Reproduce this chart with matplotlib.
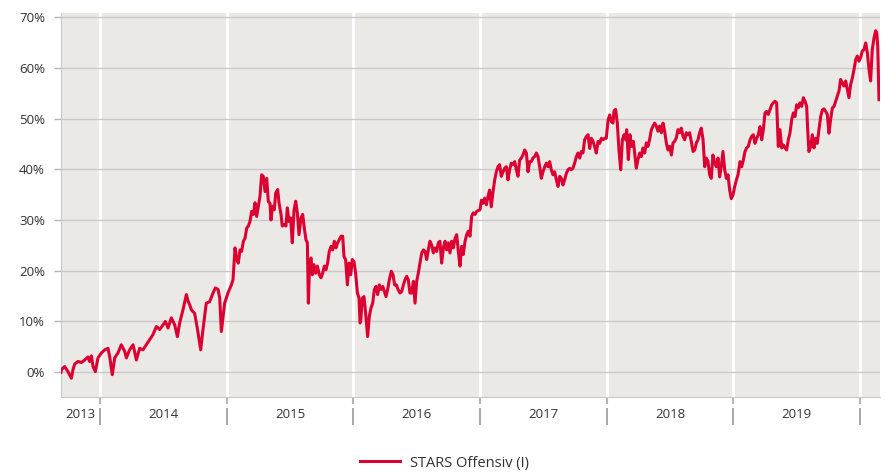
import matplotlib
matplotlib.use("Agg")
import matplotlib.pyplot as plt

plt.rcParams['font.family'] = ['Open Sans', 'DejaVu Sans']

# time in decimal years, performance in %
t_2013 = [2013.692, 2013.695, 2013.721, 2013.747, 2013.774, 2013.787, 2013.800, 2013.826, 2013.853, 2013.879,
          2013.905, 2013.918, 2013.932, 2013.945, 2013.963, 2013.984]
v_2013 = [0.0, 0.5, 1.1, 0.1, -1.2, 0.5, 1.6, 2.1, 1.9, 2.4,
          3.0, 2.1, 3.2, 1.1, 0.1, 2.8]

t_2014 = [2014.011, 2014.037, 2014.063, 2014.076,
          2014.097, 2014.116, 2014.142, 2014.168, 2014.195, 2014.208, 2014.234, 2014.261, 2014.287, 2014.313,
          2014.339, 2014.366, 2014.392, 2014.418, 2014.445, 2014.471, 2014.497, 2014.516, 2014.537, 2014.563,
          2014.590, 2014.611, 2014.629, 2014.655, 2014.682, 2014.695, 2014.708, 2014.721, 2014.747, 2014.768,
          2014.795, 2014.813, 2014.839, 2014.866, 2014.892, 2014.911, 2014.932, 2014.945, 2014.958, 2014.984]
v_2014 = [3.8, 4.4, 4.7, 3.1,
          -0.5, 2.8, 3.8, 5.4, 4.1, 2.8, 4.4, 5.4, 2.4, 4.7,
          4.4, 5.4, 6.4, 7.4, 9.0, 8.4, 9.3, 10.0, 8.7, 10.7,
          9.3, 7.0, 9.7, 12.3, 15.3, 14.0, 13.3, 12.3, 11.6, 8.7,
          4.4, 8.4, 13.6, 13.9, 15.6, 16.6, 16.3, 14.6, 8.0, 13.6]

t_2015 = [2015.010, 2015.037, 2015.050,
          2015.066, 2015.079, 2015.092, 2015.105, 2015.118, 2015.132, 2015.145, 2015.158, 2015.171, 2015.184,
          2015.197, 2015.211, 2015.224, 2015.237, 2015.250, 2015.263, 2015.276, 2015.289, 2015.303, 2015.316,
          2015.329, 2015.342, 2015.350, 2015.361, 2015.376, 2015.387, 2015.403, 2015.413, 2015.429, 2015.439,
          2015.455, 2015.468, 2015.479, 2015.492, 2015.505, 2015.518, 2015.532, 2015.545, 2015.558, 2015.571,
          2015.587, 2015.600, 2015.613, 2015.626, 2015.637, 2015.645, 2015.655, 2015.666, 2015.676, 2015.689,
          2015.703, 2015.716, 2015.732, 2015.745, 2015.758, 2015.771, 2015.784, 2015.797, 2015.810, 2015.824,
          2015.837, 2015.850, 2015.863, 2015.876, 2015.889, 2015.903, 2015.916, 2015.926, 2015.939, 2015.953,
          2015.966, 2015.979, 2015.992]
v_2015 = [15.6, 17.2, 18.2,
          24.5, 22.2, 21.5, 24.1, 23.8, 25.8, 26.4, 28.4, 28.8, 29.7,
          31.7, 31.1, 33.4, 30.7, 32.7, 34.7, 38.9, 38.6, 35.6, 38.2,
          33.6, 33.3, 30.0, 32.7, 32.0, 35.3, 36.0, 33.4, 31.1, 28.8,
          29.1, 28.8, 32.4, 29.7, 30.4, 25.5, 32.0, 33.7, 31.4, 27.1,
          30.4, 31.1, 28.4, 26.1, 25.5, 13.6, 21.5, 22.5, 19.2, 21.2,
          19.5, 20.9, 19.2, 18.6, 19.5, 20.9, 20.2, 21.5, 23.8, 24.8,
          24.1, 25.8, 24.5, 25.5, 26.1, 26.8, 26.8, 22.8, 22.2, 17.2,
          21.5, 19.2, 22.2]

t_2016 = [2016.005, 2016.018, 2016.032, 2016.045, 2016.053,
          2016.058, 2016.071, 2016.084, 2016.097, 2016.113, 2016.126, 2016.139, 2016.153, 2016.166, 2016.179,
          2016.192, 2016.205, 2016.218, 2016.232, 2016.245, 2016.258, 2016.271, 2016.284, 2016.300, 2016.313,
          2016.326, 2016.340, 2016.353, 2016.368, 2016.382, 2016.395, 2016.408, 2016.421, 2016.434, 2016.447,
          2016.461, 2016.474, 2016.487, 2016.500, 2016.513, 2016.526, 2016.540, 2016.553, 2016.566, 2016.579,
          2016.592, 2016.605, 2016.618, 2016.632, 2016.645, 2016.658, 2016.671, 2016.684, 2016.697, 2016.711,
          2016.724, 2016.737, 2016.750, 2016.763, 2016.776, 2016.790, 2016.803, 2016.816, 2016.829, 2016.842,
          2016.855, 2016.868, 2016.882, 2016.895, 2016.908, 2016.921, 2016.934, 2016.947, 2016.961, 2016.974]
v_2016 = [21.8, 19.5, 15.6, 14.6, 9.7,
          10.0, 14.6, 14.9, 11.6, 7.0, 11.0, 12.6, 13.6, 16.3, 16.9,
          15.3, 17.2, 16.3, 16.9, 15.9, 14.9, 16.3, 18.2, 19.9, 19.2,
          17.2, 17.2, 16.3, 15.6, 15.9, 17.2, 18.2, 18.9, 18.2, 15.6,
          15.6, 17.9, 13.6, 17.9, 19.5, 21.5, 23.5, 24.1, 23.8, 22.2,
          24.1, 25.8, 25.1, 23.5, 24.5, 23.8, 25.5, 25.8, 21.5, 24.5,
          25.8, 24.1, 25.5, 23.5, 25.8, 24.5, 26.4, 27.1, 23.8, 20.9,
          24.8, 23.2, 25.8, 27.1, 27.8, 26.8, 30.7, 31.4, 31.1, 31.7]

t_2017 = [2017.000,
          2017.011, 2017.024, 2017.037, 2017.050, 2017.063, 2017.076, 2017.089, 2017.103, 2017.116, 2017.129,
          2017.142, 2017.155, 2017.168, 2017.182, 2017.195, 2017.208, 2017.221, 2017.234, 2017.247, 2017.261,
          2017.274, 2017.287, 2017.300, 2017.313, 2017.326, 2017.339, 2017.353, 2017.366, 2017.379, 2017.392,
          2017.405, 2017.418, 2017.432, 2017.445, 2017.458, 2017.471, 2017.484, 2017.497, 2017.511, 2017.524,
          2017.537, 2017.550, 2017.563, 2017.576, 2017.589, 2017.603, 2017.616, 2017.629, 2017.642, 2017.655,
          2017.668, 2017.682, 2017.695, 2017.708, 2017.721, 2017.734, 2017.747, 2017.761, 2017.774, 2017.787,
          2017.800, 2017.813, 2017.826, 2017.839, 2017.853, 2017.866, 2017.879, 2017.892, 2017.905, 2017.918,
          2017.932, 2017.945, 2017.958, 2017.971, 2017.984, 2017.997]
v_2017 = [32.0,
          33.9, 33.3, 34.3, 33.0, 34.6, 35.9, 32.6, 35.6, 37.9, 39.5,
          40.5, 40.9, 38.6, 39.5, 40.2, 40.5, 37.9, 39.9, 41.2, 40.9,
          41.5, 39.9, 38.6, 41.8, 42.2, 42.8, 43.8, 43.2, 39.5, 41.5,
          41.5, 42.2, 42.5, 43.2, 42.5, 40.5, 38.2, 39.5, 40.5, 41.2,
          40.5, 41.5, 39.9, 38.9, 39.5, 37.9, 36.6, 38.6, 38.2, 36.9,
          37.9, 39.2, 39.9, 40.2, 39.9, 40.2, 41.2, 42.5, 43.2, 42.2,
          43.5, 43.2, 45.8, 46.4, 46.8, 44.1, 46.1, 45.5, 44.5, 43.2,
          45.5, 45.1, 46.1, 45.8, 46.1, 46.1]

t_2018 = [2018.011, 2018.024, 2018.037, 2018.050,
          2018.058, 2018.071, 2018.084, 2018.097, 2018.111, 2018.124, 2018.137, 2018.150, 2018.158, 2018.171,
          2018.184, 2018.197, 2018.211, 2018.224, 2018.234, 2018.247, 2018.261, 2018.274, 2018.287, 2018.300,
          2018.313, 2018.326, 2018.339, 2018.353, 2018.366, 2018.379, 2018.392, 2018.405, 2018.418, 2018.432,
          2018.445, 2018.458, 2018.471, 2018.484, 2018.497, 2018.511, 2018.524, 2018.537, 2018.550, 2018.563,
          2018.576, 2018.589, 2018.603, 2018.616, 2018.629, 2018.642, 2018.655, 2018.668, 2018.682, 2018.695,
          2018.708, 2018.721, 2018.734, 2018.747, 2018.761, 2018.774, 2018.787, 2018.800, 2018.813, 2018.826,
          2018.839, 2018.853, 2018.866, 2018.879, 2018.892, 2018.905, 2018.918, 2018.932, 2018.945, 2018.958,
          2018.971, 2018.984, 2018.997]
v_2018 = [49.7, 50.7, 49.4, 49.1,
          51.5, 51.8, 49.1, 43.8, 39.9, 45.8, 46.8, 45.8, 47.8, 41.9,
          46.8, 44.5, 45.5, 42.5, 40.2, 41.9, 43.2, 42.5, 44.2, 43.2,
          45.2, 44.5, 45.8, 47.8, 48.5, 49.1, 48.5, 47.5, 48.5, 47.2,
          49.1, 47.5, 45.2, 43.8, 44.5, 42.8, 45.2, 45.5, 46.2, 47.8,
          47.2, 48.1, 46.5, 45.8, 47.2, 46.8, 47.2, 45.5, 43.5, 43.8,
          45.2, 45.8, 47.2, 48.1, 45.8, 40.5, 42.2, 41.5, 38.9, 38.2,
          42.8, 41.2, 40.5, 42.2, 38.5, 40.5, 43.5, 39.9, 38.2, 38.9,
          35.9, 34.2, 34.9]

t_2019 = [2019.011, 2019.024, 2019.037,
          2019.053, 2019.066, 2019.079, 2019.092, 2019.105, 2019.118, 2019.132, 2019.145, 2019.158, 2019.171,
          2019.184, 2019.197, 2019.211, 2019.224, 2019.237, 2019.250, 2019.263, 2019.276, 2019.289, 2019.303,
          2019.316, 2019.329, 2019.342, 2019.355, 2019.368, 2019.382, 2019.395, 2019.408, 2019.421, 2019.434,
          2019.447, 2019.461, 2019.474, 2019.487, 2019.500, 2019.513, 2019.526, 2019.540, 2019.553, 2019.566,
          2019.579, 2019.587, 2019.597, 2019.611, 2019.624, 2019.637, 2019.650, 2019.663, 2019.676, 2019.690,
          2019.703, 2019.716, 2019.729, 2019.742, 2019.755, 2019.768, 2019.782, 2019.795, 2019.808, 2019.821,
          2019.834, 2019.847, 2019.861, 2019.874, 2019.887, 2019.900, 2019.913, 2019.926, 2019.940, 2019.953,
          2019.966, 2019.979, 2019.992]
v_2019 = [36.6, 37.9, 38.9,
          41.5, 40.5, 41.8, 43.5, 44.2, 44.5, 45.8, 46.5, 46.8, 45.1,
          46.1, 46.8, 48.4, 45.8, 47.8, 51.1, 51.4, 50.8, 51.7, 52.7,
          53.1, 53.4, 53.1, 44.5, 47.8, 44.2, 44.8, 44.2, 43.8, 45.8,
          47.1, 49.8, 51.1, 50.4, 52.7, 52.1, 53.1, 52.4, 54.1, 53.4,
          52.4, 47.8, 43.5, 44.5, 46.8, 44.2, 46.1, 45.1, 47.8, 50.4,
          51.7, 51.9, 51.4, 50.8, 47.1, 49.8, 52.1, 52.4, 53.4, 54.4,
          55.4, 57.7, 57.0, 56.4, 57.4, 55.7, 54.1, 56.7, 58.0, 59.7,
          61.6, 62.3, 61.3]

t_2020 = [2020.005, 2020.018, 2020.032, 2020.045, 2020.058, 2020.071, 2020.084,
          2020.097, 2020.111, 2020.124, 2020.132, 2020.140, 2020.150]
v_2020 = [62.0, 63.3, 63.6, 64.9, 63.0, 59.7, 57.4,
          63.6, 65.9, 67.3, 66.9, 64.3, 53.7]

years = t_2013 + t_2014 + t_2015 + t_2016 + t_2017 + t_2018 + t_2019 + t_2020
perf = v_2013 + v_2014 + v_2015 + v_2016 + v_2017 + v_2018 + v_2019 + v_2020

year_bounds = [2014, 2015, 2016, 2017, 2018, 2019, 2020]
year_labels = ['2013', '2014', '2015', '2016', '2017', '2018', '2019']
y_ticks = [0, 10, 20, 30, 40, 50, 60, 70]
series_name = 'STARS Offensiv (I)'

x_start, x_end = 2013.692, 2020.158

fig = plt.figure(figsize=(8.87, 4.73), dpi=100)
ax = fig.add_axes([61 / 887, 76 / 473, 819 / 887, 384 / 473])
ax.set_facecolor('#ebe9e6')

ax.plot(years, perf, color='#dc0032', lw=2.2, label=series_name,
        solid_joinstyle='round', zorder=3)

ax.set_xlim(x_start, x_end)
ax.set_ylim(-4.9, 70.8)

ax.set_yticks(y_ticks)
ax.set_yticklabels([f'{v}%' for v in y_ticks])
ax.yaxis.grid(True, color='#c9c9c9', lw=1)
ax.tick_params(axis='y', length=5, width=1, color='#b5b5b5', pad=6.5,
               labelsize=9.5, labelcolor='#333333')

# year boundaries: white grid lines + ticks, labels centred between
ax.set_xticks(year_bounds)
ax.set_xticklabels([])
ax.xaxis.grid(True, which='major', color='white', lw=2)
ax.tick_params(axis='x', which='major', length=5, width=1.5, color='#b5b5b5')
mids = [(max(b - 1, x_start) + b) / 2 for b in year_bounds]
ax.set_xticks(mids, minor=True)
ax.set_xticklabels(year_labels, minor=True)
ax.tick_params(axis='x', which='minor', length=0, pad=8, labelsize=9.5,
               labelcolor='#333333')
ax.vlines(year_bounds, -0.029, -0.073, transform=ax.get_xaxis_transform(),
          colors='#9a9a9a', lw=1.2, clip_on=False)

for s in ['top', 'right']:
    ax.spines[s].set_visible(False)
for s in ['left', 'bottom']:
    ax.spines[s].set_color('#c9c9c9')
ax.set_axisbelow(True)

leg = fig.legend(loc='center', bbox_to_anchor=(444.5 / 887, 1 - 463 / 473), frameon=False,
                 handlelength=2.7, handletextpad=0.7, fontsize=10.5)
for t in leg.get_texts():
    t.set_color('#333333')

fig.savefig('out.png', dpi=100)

━━━━━━━━━━━━━━━━

• _Exercise prompt_
Repeat, exactly and in full, each line from the start of the data to the line that contains "4.4, 8.4, 13.6, 13.9, 15.6, 16.6, 16.3, 14.6, 8.0, 13.6]". Pictures do not go in.

• _Reply_
Reproduce this chart with matplotlib.
import matplotlib
matplotlib.use("Agg")
import matplotlib.pyplot as plt

plt.rcParams['font.family'] = ['Open Sans', 'DejaVu Sans']

# time in decimal years, performance in %
t_2013 = [2013.692, 2013.695, 2013.721, 2013.747, 2013.774, 2013.787, 2013.800, 2013.826, 2013.853, 2013.879,
          2013.905, 2013.918, 2013.932, 2013.945, 2013.963, 2013.984]
v_2013 = [0.0, 0.5, 1.1, 0.1, -1.2, 0.5, 1.6, 2.1, 1.9, 2.4,
          3.0, 2.1, 3.2, 1.1, 0.1, 2.8]

t_2014 = [2014.011, 2014.037, 2014.063, 2014.076,
          2014.097, 2014.116, 2014.142, 2014.168, 2014.195, 2014.208, 2014.234, 2014.261, 2014.287, 2014.313,
          2014.339, 2014.366, 2014.392, 2014.418, 2014.445, 2014.471, 2014.497, 2014.516, 2014.537, 2014.563,
          2014.590, 2014.611, 2014.629, 2014.655, 2014.682, 2014.695, 2014.708, 2014.721, 2014.747, 2014.768,
          2014.795, 2014.813, 2014.839, 2014.866, 2014.892, 2014.911, 2014.932, 2014.945, 2014.958, 2014.984]
v_2014 = [3.8, 4.4, 4.7, 3.1,
          -0.5, 2.8, 3.8, 5.4, 4.1, 2.8, 4.4, 5.4, 2.4, 4.7,
          4.4, 5.4, 6.4, 7.4, 9.0, 8.4, 9.3, 10.0, 8.7, 10.7,
          9.3, 7.0, 9.7, 12.3, 15.3, 14.0, 13.3, 12.3, 11.6, 8.7,
          4.4, 8.4, 13.6, 13.9, 15.6, 16.6, 16.3, 14.6, 8.0, 13.6]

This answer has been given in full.